The latest report by the Hawaii Automobile Dealers Association blames the worsening slump on increased uncertainty about the economy in the third quarter, which saw a global credit crunch and the collapse of the subprime mortgage market.
A smaller drop in sales is expected in the fourth quarter, the report said.
New vehicle registrations this year are projected to fall to 60,153, a 10.5 percent decline from 2006.
The association is forecasting a lesser decline, 3.6 percent, for 2008, with recovery expected in 2009 and 2010.
"The number one concern for new vehicle sales is elevated consumer debt levels," the report said. "The excesses that abounded in the mortgage market were a direct consequence of households that were stretched too far."
Sales have remained flat at BMW of Honolulu in large part because the affluent consumer has more disposable income, said Dennis Short, company president and general manager.

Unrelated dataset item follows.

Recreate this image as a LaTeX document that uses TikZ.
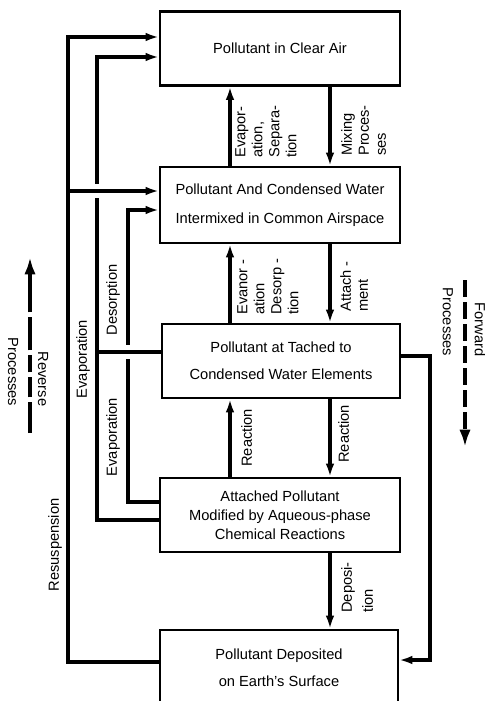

"However, the consumer now thinks twice or three to four times before making a purchase, whereas during the days of booming real estate they would have disposable cash and were more able to make a purchase based on instant gratification," he said.
Mark Caliri, president of McKenna Windward Ford in Kailua, said the car sales have been sliding for the past couple years and that an uptick in the cyclical business is expected next spring.
"We were having record-breaking years in 2003 and 2004," Caliri said. "Even though other negative factors are there, the cyclical nature of the business is positive because we're at the tail end of it."